La séquence politique 2017-2022 a transformé radicalement le paysage politique français. Depuis les années 1980, le système des forces politiques s’organisait autour du clivage gauche-droite : un grand parti de centre droit, l’UMP devenue ensuite LR, et un grand parti de centre-gauche, le PS dominaient et alternaient au pouvoir. En cinq ans on a vu s’affirmer une structuration autour de trois pôles : extrême-gauche (LFI, PCF et trotskistes), centre (LREM) et extrême-droite (RN, Reconquête et Debout la France). Cette transformation s’opère au détriment des deux anciens partis de gouvernement comme le montre le tableau ci-dessous.

Tableau - La transformation du système des forces politiques aux élections présidentielles, 2012-2022

* Intentions de vote.
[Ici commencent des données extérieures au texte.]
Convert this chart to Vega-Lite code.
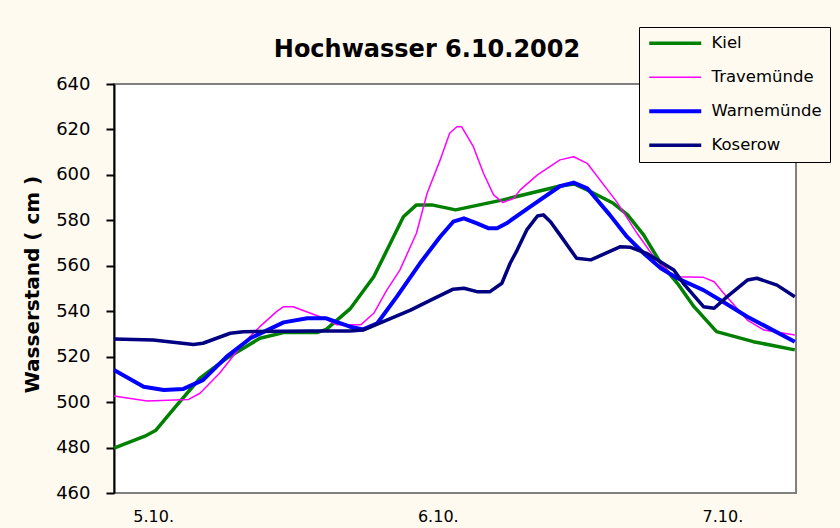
{
  "$schema": "https://vega.github.io/schema/vega-lite/v6.json",
  "width": 682,
  "height": 409,
  "autosize": {"type": "none"},
  "padding": {"left": 114, "top": 84, "right": 44, "bottom": 35},
  "background": "#FFFAF0",
  "title": {
    "text": "Hochwasser 6.10.2002",
    "font": "DejaVu Sans",
    "fontSize": 24,
    "fontWeight": "bold",
    "color": "#000000",
    "anchor": "middle",
    "frame": "group",
    "dx": -28,
    "offset": -54,
    "baseline": "alphabetic"
  },
  "config": {
    "view": {"fill": "#FFFFFF", "stroke": "#808080", "strokeWidth": 2},
    "font": "DejaVu Sans"
  },
  "data": {
    "values": [
      {"station": "Kiel", "t": 0, "v": 479.7},
      {"station": "Kiel", "t": 2.6, "v": 485},
      {"station": "Kiel", "t": 3.5, "v": 487.5},
      {"station": "Kiel", "t": 5.3, "v": 498.7},
      {"station": "Kiel", "t": 7.25, "v": 510.5},
      {"station": "Kiel", "t": 9.5, "v": 519.3},
      {"station": "Kiel", "t": 12.3, "v": 528.1},
      {"station": "Kiel", "t": 14.3, "v": 530.6},
      {"station": "Kiel", "t": 17.1, "v": 530.6},
      {"station": "Kiel", "t": 17.9, "v": 532},
      {"station": "Kiel", "t": 19.9, "v": 541},
      {"station": "Kiel", "t": 21.9, "v": 555.2},
      {"station": "Kiel", "t": 23.3, "v": 569.9},
      {"station": "Kiel", "t": 24.4, "v": 581.6},
      {"station": "Kiel", "t": 25.5, "v": 586.8},
      {"station": "Kiel", "t": 26.8, "v": 586.8},
      {"station": "Kiel", "t": 28.8, "v": 584.6},
      {"station": "Kiel", "t": 32.8, "v": 589},
      {"station": "Kiel", "t": 37.6, "v": 595.1},
      {"station": "Kiel", "t": 38.8, "v": 596},
      {"station": "Kiel", "t": 40.2, "v": 592.6},
      {"station": "Kiel", "t": 42.1, "v": 587.5},
      {"station": "Kiel", "t": 43.3, "v": 582.4},
      {"station": "Kiel", "t": 44.65, "v": 573.6},
      {"station": "Kiel", "t": 46.1, "v": 561.1},
      {"station": "Kiel", "t": 47.5, "v": 552.3},
      {"station": "Kiel", "t": 48.9, "v": 542},
      {"station": "Kiel", "t": 50.8, "v": 531},
      {"station": "Kiel", "t": 53.9, "v": 526.6},
      {"station": "Kiel", "t": 57.4, "v": 523},

      {"station": "Travemünde", "t": 0, "v": 502.7},
      {"station": "Travemünde", "t": 2.8, "v": 500.5},
      {"station": "Travemünde", "t": 6.3, "v": 501.2},
      {"station": "Travemünde", "t": 7.25, "v": 503.9},
      {"station": "Travemünde", "t": 8.9, "v": 512.7},
      {"station": "Travemünde", "t": 10.9, "v": 525.9},
      {"station": "Travemünde", "t": 12.3, "v": 533.2},
      {"station": "Travemünde", "t": 13.7, "v": 539.8},
      {"station": "Travemünde", "t": 14.3, "v": 542},
      {"station": "Travemünde", "t": 15.1, "v": 542},
      {"station": "Travemünde", "t": 17.7, "v": 536.9},
      {"station": "Travemünde", "t": 18.8, "v": 534},
      {"station": "Travemünde", "t": 20.8, "v": 534},
      {"station": "Travemünde", "t": 21.9, "v": 539.1},
      {"station": "Travemünde", "t": 23.0, "v": 549.3},
      {"station": "Travemünde", "t": 24.1, "v": 558.1},
      {"station": "Travemünde", "t": 25.5, "v": 574.3},
      {"station": "Travemünde", "t": 26.4, "v": 591.9},
      {"station": "Travemünde", "t": 27.5, "v": 606.6},
      {"station": "Travemünde", "t": 28.3, "v": 618.3},
      {"station": "Travemünde", "t": 28.9, "v": 621.2},
      {"station": "Travemünde", "t": 29.3, "v": 621.2},
      {"station": "Travemünde", "t": 30.3, "v": 612.4},
      {"station": "Travemünde", "t": 31.15, "v": 600.7},
      {"station": "Travemünde", "t": 32.0, "v": 591.2},
      {"station": "Travemünde", "t": 32.8, "v": 587.8},
      {"station": "Travemünde", "t": 33.7, "v": 589.7},
      {"station": "Travemünde", "t": 34.25, "v": 593.4},
      {"station": "Travemünde", "t": 35.7, "v": 600},
      {"station": "Travemünde", "t": 37.6, "v": 606.6},
      {"station": "Travemünde", "t": 38.75, "v": 608},
      {"station": "Travemünde", "t": 39.9, "v": 605.1},
      {"station": "Travemünde", "t": 42.4, "v": 588},
      {"station": "Travemünde", "t": 44.1, "v": 574.3},
      {"station": "Travemünde", "t": 45.5, "v": 564},
      {"station": "Travemünde", "t": 47.2, "v": 555.2},
      {"station": "Travemünde", "t": 49.7, "v": 554.9},
      {"station": "Travemünde", "t": 50.6, "v": 553},
      {"station": "Travemünde", "t": 51.4, "v": 547.9},
      {"station": "Travemünde", "t": 53.4, "v": 536.1},
      {"station": "Travemünde", "t": 54.8, "v": 531.7},
      {"station": "Travemünde", "t": 57.4, "v": 529.5},

      {"station": "Warnemünde", "t": 0, "v": 514.1},
      {"station": "Warnemünde", "t": 2.5, "v": 506.8},
      {"station": "Warnemünde", "t": 4.2, "v": 505.3},
      {"station": "Warnemünde", "t": 5.85, "v": 505.8},
      {"station": "Warnemünde", "t": 7.5, "v": 509.7},
      {"station": "Warnemünde", "t": 9.5, "v": 520},
      {"station": "Warnemünde", "t": 11.5, "v": 528.1},
      {"station": "Warnemünde", "t": 14.3, "v": 535.1},
      {"station": "Warnemünde", "t": 16.3, "v": 536.9},
      {"station": "Warnemünde", "t": 17.9, "v": 536.9},
      {"station": "Warnemünde", "t": 19.9, "v": 533.2},
      {"station": "Warnemünde", "t": 21.0, "v": 532},
      {"station": "Warnemünde", "t": 22.2, "v": 534.7},
      {"station": "Warnemünde", "t": 23.85, "v": 546.4},
      {"station": "Warnemünde", "t": 25.8, "v": 561.1},
      {"station": "Warnemünde", "t": 27.5, "v": 572.8},
      {"station": "Warnemünde", "t": 28.6, "v": 579.4},
      {"station": "Warnemünde", "t": 29.5, "v": 580.9},
      {"station": "Warnemünde", "t": 30.6, "v": 578.7},
      {"station": "Warnemünde", "t": 31.6, "v": 576.5},
      {"station": "Warnemünde", "t": 32.3, "v": 576.5},
      {"station": "Warnemünde", "t": 33.1, "v": 578.7},
      {"station": "Warnemünde", "t": 35.1, "v": 586},
      {"station": "Warnemünde", "t": 37.6, "v": 595},
      {"station": "Warnemünde", "t": 38.75, "v": 596.6},
      {"station": "Warnemünde", "t": 39.9, "v": 594.1},
      {"station": "Warnemünde", "t": 41.8, "v": 582.4},
      {"station": "Warnemünde", "t": 43.25, "v": 572.8},
      {"station": "Warnemünde", "t": 44.65, "v": 565.5},
      {"station": "Warnemünde", "t": 46.1, "v": 558.9},
      {"station": "Warnemünde", "t": 47.5, "v": 554.5},
      {"station": "Warnemünde", "t": 49.7, "v": 549.3},
      {"station": "Warnemünde", "t": 51.1, "v": 544.9},
      {"station": "Warnemünde", "t": 53.4, "v": 537.6},
      {"station": "Warnemünde", "t": 57.4, "v": 526.6},

      {"station": "Koserow", "t": 0, "v": 527.8},
      {"station": "Koserow", "t": 3.3, "v": 527.3},
      {"station": "Koserow", "t": 6.7, "v": 525.4},
      {"station": "Koserow", "t": 7.5, "v": 525.9},
      {"station": "Koserow", "t": 9.8, "v": 530.3},
      {"station": "Koserow", "t": 10.9, "v": 531},
      {"station": "Koserow", "t": 16.5, "v": 531.3},
      {"station": "Koserow", "t": 19.9, "v": 531.3},
      {"station": "Koserow", "t": 21.0, "v": 531.7},
      {"station": "Koserow", "t": 22.7, "v": 535.4},
      {"station": "Koserow", "t": 25.0, "v": 540.5},
      {"station": "Koserow", "t": 26.7, "v": 544.9},
      {"station": "Koserow", "t": 28.6, "v": 549.7},
      {"station": "Koserow", "t": 29.5, "v": 550.1},
      {"station": "Koserow", "t": 30.6, "v": 548.6},
      {"station": "Koserow", "t": 31.7, "v": 548.6},
      {"station": "Koserow", "t": 32.7, "v": 552.3},
      {"station": "Koserow", "t": 33.4, "v": 561.1},
      {"station": "Koserow", "t": 34.0, "v": 567},
      {"station": "Koserow", "t": 34.8, "v": 575.8},
      {"station": "Koserow", "t": 35.7, "v": 581.9},
      {"station": "Koserow", "t": 36.2, "v": 582.4},
      {"station": "Koserow", "t": 36.8, "v": 579.4},
      {"station": "Koserow", "t": 37.6, "v": 573.6},
      {"station": "Koserow", "t": 39.0, "v": 563.3},
      {"station": "Koserow", "t": 40.2, "v": 562.6},
      {"station": "Koserow", "t": 42.7, "v": 568.4},
      {"station": "Koserow", "t": 43.5, "v": 568.2},
      {"station": "Koserow", "t": 44.9, "v": 565.5},
      {"station": "Koserow", "t": 47.2, "v": 558.1},
      {"station": "Koserow", "t": 48.0, "v": 552.3},
      {"station": "Koserow", "t": 49.7, "v": 542},
      {"station": "Koserow", "t": 50.6, "v": 541.3},
      {"station": "Koserow", "t": 51.7, "v": 546.4},
      {"station": "Koserow", "t": 53.4, "v": 553.7},
      {"station": "Koserow", "t": 54.2, "v": 554.5},
      {"station": "Koserow", "t": 55.9, "v": 551.5},
      {"station": "Koserow", "t": 57.4, "v": 546.4}
    ]
  },
  "mark": {"type": "line", "interpolate": "linear", "strokeJoin": "round", "strokeCap": "butt"},
  "encoding": {
    "x": {
      "field": "t",
      "type": "quantitative",
      "scale": {"domain": [0, 57.5], "nice": false, "zero": false},
      "axis": {
        "title": null,
        "values": [3.3, 27.3, 51.3],
        "labelExpr": "datum.value < 10 ? '5.10.' : datum.value < 40 ? '6.10.' : '7.10.'",
        "domain": false,
        "ticks": false,
        "tickSize": 0,
        "grid": false,
        "labelFont": "DejaVu Sans",
        "labelFontSize": 16,
        "labelColor": "#000000",
        "labelBaseline": "alphabetic",
        "labelPadding": 28
      }
    },
    "y": {
      "field": "v",
      "type": "quantitative",
      "scale": {"domain": [460, 640], "nice": false, "zero": false},
      "axis": {
        "title": "Wasserstand ( cm )",
        "titleFont": "DejaVu Sans",
        "titleFontSize": 20,
        "titleFontWeight": "bold",
        "titleColor": "#000000",
        "titleX": -76,
        "titleY": 200,
        "titleAlign": "center",
        "titleBaseline": "alphabetic",
        "titleAngle": -90,
        "values": [460, 480, 500, 520, 540, 560, 580, 600, 620, 640],
        "grid": false,
        "domainColor": "#000000",
        "domainWidth": 2,
        "tickColor": "#000000",
        "tickWidth": 2,
        "tickSize": 8,
        "labelFont": "DejaVu Sans",
        "labelFontSize": 18,
        "labelColor": "#000000",
        "labelPadding": 16
      }
    },
    "strokeWidth": {
      "condition": [
        {"test": "datum.station === 'Travemünde'", "value": 1.5},
        {"test": "datum.station === 'Warnemünde'", "value": 4}
      ],
      "value": 3.5
    },
    "color": {
      "field": "station",
      "type": "nominal",
      "scale": {
        "domain": ["Kiel", "Travemünde", "Warnemünde", "Koserow"],
        "range": ["#008000", "#FF00FF", "#0000FF", "#000080"]
      },
      "legend": {
        "title": null,
        "orient": "none",
        "legendX": 525,
        "legendY": -57,
        "direction": "vertical",
        "symbolType": "M-4,0H4",
        "symbolSize": 169,
        "symbolOffset": 20,
        "labelOffset": 28,
        "rowPadding": 17,
        "padding": 8,
        "strokeColor": "#000000",
        "fillColor": "#FFFAF0",
        "labelFont": "DejaVu Sans",
        "labelFontSize": 16.5,
        "labelColor": "#000000",
        "labelLimit": 300,
        "encode": {
          "symbols": {
            "update": {
              "strokeWidth": {"signal": "datum.value === 'Travemünde' ? 1.5 : datum.value === 'Warnemünde' ? 4 : 3.5"}
            }
          }
        }
      }
    }
  }
}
Moyenne des derniers sondages au 15 mars.

La marginalisation du PS s’est produite à l’élection présidentielle de 2017 et celle, moins brutale, de LR semble devoir se produire à celle de 2022. La nouvelle tripartition opposera ainsi le centre aux deux extrêmes, le clivage gauche-droite ayant cessé d’organiser le fonctionnement du système. L’effondrement du PS et celui de LR sont le produit de causes pour partie identiques. N’ayant plus la capacité de dominer leurs camps respectifs du fait de la progression des extrêmes et de l’apparition d’un centre, ces deux partis n’ont plus été en mesure de préserver l’unité de leurs électorats qui se sont fracturés, une partie de leurs électeurs étant attirée par le centre et l’autre par les extrêmes. Lors de l’actuelle campagne présidentielle, les candidats des deux partis, ne pouvant ou ne voulant se positionner clairement face au centre et aux extrêmes, ont été amenés à livrer un combat sur deux fronts, rendant leur positionnement ambigu et favorisant les mouvements centrifuges au sein de leur électorat. Les ralliements actuels de personnalités socialistes à Macron et celui de personnalités des républicains à la fois à Macron et à Le Pen augurent mal de la possibilité pour ces partis de se redresser. Le PS risque ainsi de disparaître tandis que, malgré le score supérieur à 10% que lui donnent aujourd’hui les sondages, la survie de LR n’est pas assurée. Au second tour de la prochaine élection présidentielle, la moitié des électeurs de Valérie Pécresse ont l’intention de voter pour Emmanuel Macron tandis qu’un quart préfère Marine Le Pen. L’élimination probable au premier tour de la candidate de LR pourrait provoquer l’implosion de ce parti.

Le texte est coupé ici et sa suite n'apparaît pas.